>> BEGIN PROVIDED MATERIAL

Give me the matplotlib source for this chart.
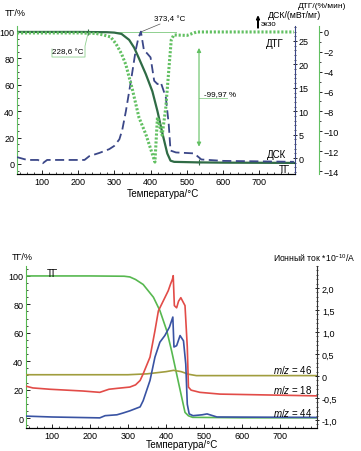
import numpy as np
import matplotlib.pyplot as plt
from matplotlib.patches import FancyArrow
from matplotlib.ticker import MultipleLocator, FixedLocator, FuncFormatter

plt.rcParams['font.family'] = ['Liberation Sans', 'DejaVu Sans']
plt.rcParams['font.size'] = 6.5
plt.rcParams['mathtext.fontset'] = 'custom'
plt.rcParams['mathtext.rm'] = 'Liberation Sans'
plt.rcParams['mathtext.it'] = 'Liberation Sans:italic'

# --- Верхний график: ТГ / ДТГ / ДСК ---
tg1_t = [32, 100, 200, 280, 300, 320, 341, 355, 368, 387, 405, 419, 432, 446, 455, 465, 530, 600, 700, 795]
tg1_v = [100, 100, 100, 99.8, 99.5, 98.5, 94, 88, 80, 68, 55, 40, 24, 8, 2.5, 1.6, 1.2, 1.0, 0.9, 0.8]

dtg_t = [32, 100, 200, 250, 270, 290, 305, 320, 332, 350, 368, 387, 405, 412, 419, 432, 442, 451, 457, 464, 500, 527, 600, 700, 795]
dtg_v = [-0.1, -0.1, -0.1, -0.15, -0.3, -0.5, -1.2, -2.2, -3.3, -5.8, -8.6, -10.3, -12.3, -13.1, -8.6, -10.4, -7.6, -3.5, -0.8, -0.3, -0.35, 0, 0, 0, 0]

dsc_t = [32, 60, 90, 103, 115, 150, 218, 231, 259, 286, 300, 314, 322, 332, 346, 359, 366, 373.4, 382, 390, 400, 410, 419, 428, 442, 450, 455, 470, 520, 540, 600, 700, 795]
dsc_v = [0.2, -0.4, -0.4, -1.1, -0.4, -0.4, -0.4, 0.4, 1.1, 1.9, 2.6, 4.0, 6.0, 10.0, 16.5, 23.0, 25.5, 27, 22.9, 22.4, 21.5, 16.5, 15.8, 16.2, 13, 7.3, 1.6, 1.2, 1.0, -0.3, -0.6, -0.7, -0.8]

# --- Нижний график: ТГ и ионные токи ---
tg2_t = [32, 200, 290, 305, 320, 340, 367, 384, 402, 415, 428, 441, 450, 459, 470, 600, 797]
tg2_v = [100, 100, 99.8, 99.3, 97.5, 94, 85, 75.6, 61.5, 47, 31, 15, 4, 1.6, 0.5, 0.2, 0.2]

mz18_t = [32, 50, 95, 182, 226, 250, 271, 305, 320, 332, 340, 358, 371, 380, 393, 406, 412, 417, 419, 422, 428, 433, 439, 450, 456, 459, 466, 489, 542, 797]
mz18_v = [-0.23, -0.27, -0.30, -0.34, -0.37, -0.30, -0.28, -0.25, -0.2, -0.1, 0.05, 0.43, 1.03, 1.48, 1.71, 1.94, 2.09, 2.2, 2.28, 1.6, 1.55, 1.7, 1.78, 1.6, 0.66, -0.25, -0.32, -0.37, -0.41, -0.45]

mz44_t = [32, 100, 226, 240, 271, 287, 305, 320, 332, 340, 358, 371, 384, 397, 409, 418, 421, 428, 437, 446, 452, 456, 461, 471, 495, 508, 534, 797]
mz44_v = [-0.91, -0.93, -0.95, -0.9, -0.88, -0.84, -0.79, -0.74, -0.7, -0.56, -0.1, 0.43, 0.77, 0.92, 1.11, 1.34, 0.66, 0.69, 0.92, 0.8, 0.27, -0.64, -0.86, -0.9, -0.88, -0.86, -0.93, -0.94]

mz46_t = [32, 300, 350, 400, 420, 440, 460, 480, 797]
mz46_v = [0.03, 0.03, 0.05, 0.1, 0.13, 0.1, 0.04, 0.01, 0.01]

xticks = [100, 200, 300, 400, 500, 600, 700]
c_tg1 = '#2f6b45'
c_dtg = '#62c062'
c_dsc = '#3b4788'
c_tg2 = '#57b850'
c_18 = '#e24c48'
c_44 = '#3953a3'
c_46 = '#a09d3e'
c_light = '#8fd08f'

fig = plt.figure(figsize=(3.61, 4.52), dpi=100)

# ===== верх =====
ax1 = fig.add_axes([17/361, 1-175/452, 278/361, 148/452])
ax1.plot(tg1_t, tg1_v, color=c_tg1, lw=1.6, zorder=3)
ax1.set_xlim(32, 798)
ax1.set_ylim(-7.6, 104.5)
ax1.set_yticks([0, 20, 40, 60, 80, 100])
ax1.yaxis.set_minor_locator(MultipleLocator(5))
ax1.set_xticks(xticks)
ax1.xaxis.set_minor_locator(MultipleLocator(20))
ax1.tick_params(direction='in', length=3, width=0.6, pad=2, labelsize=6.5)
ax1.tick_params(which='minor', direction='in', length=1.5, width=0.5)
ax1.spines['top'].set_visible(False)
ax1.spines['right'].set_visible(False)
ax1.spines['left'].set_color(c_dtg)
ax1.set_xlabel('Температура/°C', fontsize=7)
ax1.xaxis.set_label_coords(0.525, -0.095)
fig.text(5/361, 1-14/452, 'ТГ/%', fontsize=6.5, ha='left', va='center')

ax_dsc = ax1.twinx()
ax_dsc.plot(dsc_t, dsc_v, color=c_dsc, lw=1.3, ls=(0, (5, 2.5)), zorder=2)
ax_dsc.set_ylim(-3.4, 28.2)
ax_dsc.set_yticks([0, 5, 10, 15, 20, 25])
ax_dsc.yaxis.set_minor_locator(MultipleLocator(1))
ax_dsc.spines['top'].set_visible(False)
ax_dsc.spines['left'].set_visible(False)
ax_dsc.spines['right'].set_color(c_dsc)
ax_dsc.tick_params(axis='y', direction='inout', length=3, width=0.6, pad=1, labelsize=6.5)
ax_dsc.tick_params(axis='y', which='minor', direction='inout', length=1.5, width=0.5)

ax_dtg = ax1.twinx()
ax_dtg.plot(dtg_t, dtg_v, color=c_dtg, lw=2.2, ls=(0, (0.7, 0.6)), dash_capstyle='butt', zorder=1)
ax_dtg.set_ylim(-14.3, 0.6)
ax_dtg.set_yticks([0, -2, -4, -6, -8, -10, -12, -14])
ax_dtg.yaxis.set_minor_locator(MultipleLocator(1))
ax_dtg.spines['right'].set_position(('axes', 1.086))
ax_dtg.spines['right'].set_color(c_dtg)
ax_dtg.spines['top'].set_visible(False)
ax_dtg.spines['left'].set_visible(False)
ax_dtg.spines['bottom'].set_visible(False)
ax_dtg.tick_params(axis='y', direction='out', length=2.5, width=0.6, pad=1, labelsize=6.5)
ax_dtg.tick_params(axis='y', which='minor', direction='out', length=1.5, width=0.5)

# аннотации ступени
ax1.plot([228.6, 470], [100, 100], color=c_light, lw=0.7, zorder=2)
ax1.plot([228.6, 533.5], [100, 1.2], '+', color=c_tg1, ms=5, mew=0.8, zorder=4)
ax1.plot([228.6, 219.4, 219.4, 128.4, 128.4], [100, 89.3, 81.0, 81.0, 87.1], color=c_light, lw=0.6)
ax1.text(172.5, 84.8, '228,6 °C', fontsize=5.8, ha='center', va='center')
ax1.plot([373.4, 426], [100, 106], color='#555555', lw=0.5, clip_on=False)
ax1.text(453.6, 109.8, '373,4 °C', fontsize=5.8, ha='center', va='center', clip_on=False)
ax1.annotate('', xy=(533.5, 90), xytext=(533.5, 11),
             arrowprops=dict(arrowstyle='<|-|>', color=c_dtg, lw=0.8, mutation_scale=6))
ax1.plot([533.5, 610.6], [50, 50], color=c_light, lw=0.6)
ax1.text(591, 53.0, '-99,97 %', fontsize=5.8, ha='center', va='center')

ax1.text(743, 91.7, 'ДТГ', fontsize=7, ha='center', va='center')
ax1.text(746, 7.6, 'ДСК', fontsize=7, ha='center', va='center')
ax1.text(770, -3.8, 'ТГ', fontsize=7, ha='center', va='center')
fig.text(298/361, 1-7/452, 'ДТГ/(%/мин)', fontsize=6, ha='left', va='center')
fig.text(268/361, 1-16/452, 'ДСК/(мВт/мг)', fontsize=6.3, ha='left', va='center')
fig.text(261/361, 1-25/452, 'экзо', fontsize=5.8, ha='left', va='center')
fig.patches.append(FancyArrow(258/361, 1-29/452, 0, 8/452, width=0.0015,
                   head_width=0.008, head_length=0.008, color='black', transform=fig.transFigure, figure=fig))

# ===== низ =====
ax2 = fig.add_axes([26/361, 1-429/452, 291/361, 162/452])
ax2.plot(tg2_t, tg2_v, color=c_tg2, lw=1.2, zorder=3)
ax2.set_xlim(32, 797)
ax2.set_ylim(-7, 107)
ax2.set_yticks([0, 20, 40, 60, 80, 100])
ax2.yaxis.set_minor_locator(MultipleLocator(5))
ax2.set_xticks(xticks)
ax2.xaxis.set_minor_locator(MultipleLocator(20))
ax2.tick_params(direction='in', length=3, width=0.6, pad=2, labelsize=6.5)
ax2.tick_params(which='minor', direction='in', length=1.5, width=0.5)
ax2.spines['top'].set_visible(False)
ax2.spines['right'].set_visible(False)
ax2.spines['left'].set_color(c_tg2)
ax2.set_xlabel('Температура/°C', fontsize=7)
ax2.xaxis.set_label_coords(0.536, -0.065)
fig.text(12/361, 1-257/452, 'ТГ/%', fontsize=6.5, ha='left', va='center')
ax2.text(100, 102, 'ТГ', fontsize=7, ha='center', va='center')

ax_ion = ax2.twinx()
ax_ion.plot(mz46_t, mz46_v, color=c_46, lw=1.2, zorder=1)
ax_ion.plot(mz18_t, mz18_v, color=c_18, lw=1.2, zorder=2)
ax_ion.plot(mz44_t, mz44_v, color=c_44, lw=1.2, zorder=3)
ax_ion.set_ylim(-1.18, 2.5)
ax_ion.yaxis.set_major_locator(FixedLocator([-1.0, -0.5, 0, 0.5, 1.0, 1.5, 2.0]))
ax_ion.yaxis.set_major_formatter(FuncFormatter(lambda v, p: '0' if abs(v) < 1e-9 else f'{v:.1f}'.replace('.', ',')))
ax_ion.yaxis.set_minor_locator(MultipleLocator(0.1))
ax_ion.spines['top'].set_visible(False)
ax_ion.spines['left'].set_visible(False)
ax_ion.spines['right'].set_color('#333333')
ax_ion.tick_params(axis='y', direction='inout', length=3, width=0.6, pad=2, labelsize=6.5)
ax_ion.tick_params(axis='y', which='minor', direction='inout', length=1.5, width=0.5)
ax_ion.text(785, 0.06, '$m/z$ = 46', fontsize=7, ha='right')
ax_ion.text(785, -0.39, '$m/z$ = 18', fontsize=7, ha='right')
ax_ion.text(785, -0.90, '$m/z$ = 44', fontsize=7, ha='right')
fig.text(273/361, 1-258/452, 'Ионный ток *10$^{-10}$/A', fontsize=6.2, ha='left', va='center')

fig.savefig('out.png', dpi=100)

>> END PROVIDED MATERIAL
>> BEGIN PROVIDED MATERIAL

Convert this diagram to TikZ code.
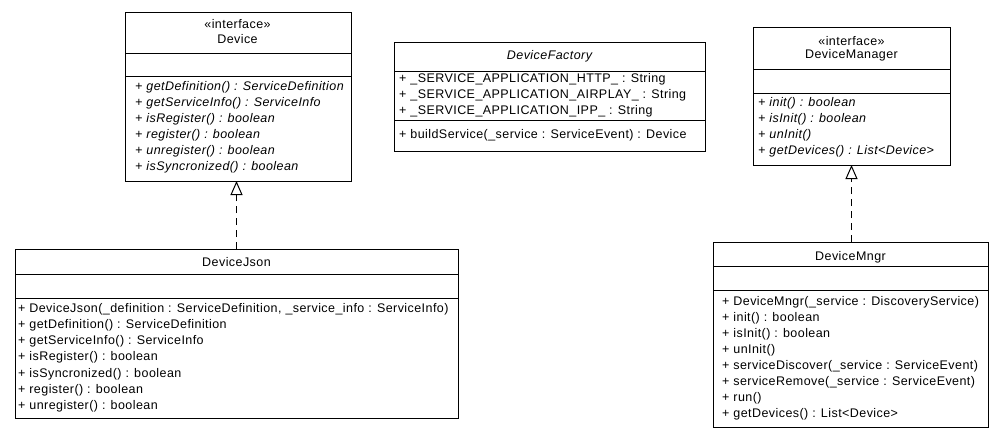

>> END PROVIDED MATERIAL
>> BEGIN PROVIDED MATERIAL

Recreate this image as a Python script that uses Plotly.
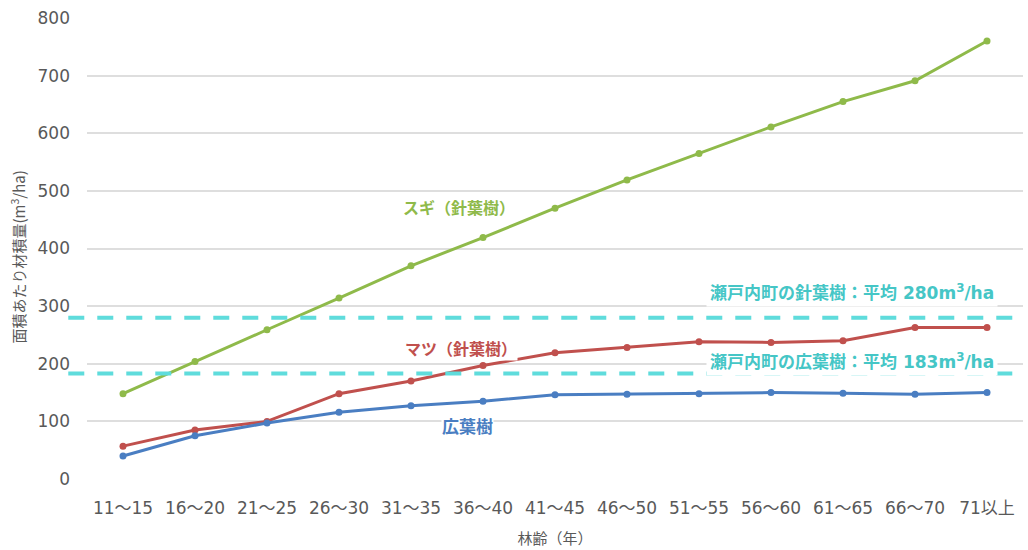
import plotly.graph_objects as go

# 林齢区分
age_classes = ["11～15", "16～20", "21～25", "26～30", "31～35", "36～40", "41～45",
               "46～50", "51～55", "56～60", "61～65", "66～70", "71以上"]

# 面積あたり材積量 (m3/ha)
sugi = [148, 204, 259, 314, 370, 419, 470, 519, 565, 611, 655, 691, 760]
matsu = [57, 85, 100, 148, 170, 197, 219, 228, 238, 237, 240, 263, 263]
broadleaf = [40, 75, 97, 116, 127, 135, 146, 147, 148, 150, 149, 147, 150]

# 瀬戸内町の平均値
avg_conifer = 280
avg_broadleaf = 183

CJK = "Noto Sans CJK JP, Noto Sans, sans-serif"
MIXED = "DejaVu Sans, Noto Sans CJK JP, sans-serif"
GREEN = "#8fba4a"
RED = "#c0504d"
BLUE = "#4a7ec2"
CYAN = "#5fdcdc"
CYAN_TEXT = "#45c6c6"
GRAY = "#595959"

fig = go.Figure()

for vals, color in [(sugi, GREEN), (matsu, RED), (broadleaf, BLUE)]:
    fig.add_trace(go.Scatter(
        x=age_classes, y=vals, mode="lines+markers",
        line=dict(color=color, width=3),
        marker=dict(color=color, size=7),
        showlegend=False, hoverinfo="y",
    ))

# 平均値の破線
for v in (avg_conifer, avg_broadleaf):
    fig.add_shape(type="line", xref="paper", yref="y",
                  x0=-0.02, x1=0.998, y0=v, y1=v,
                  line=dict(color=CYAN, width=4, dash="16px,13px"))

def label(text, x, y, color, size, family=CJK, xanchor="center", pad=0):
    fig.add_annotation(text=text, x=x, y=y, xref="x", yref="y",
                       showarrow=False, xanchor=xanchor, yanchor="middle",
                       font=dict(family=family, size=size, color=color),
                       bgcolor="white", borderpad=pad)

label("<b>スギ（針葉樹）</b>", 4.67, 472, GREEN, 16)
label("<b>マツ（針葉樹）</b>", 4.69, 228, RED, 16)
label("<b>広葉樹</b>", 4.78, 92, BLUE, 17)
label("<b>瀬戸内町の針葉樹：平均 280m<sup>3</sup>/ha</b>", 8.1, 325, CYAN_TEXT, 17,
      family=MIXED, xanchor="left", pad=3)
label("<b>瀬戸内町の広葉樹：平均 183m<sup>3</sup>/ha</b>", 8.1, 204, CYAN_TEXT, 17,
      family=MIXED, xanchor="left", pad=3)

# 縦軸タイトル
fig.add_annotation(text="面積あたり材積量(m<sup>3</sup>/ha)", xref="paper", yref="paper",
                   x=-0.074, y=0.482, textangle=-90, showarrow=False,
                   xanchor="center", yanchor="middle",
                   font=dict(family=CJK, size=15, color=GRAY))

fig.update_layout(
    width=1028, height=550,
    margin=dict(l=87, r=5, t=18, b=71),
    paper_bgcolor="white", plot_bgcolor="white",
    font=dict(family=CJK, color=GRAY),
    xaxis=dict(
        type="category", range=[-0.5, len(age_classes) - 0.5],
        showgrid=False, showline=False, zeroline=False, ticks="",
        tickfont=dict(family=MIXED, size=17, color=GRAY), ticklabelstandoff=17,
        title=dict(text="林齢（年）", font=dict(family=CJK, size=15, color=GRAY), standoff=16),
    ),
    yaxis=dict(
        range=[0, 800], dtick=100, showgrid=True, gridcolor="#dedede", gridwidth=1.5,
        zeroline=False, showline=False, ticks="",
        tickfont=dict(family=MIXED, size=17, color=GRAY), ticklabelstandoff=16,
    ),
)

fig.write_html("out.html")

>> END PROVIDED MATERIAL

Write out again exactly the lines above from the one with "Recreate this image" through the one with "fig = go.Figure()", adding no other lines and no pictures.

**EXERCISE OUTPUT:**
Recreate this image as a Python script that uses Plotly.
import plotly.graph_objects as go

# 林齢区分
age_classes = ["11～15", "16～20", "21～25", "26～30", "31～35", "36～40", "41～45",
               "46～50", "51～55", "56～60", "61～65", "66～70", "71以上"]

# 面積あたり材積量 (m3/ha)
sugi = [148, 204, 259, 314, 370, 419, 470, 519, 565, 611, 655, 691, 760]
matsu = [57, 85, 100, 148, 170, 197, 219, 228, 238, 237, 240, 263, 263]
broadleaf = [40, 75, 97, 116, 127, 135, 146, 147, 148, 150, 149, 147, 150]

# 瀬戸内町の平均値
avg_conifer = 280
avg_broadleaf = 183

CJK = "Noto Sans CJK JP, Noto Sans, sans-serif"
MIXED = "DejaVu Sans, Noto Sans CJK JP, sans-serif"
GREEN = "#8fba4a"
RED = "#c0504d"
BLUE = "#4a7ec2"
CYAN = "#5fdcdc"
CYAN_TEXT = "#45c6c6"
GRAY = "#595959"

fig = go.Figure()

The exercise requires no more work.